At Duke University, a popular ‘PDA boot camp’ for medical students helps them mine the internet for information on botanicals and dietary supplements with handheld devices. Optional lunchtime lectures on acupuncture and meditation that once struggled for attendees are attended by more than half of first-year medical students.

That’s not surprising, given the widespread and growing use of alternative therapies, says Alex Washington, founding vice chair of the consortium and a professor of physiology at Georgetown. “As soon as you come in contact with patients, you begin to realize that this is information that is important.”

In a 2002 survey of the University of Minnesota’s medical school faculty, for instance, 86% said CAM practices should be included in the curriculum. This year, 75% of medical students at Georgetown agreed.

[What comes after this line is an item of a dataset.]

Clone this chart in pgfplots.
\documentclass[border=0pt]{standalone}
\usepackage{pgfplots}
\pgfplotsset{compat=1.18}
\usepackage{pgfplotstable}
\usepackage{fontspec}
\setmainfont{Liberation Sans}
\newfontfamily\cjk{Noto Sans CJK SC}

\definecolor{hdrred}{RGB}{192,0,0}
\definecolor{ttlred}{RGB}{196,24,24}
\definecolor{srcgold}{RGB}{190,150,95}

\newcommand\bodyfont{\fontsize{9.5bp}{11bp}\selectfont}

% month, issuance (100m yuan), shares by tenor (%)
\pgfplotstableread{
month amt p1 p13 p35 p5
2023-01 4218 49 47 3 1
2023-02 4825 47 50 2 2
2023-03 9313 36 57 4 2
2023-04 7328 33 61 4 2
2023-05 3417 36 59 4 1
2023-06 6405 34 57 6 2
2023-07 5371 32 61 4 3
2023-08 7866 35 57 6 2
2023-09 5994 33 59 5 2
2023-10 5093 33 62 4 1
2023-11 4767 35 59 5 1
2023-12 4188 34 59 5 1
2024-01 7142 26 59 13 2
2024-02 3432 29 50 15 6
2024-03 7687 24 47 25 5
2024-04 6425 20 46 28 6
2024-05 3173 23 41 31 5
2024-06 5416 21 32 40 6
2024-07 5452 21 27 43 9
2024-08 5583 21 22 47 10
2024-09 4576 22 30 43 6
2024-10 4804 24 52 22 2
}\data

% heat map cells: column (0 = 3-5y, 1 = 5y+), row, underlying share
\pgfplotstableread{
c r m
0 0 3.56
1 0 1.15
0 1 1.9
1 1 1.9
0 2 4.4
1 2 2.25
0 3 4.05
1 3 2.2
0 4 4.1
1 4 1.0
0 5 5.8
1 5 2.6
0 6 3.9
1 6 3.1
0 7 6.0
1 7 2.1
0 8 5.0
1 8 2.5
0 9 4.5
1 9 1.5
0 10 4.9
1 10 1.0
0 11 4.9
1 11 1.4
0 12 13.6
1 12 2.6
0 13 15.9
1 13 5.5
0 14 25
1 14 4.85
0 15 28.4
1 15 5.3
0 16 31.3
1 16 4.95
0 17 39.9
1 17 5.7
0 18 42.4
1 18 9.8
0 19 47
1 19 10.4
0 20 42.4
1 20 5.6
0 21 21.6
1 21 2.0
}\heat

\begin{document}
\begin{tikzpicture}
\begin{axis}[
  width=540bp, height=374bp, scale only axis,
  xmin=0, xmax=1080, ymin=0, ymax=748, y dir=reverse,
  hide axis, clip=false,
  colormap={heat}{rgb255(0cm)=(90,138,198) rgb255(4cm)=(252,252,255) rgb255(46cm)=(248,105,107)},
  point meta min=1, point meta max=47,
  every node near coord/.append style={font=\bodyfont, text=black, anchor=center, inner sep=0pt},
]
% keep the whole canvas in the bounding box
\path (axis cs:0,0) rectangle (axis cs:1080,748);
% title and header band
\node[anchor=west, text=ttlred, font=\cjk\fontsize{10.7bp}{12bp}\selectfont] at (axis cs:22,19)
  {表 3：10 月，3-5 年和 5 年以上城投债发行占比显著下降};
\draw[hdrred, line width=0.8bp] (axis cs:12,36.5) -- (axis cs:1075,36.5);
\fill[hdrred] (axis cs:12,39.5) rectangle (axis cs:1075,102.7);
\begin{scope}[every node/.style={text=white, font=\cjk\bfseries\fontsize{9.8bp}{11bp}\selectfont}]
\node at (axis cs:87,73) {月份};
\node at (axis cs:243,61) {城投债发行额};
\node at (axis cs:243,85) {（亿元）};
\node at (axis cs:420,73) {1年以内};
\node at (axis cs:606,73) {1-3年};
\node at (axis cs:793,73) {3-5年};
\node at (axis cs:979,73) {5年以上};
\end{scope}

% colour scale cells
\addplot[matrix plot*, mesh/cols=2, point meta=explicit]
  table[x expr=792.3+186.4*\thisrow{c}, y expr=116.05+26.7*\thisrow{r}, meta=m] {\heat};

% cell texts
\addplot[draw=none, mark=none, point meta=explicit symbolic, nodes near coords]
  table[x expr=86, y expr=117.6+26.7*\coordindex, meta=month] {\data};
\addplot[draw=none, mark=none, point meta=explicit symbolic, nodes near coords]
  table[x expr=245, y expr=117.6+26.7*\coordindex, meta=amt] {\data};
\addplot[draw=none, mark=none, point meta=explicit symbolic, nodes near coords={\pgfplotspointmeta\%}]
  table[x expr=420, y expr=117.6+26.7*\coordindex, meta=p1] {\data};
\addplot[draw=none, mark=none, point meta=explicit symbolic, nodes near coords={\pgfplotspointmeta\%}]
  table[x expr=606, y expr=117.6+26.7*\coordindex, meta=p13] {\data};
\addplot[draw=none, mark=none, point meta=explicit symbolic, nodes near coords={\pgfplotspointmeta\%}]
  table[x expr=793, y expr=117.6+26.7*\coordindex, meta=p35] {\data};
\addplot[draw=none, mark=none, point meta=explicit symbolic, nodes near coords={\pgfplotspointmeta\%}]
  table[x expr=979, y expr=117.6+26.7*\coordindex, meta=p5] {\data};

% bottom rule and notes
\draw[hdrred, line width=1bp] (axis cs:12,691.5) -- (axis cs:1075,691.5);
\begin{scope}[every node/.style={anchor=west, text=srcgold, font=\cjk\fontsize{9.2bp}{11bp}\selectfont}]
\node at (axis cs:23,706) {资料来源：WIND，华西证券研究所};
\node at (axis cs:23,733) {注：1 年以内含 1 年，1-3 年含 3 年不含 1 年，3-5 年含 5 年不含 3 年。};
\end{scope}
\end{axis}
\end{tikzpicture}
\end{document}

“This is going to advance medical education in ways that wouldn’t be possible without it,” says Washington. “To bring in an acupuncturist or a massage therapist for the benefit of the patient requires a certain degree of humility and teamwork on the part of the physician. And isn’t that what we want?”

Still, most medical students don’t appear to believe in the CAM treatments’ effectiveness. With the exception of acupuncture and chiropractics, fewer than half say they want to learn enough about other CAM approaches such as homeopathy, aromatherapy and biofeedback to advise their patients, let alone practice the techniques themselves.

Many students also bypass the courses unless they are required. “The way medical education is organized, you do what you have to do,” says Tracy Lawson, a third-year orthopedics resident at Washington University in St. Louis. “To be honest, by the time I got to the fourth year, if it wasn’t required, my preferences just steered away from it.”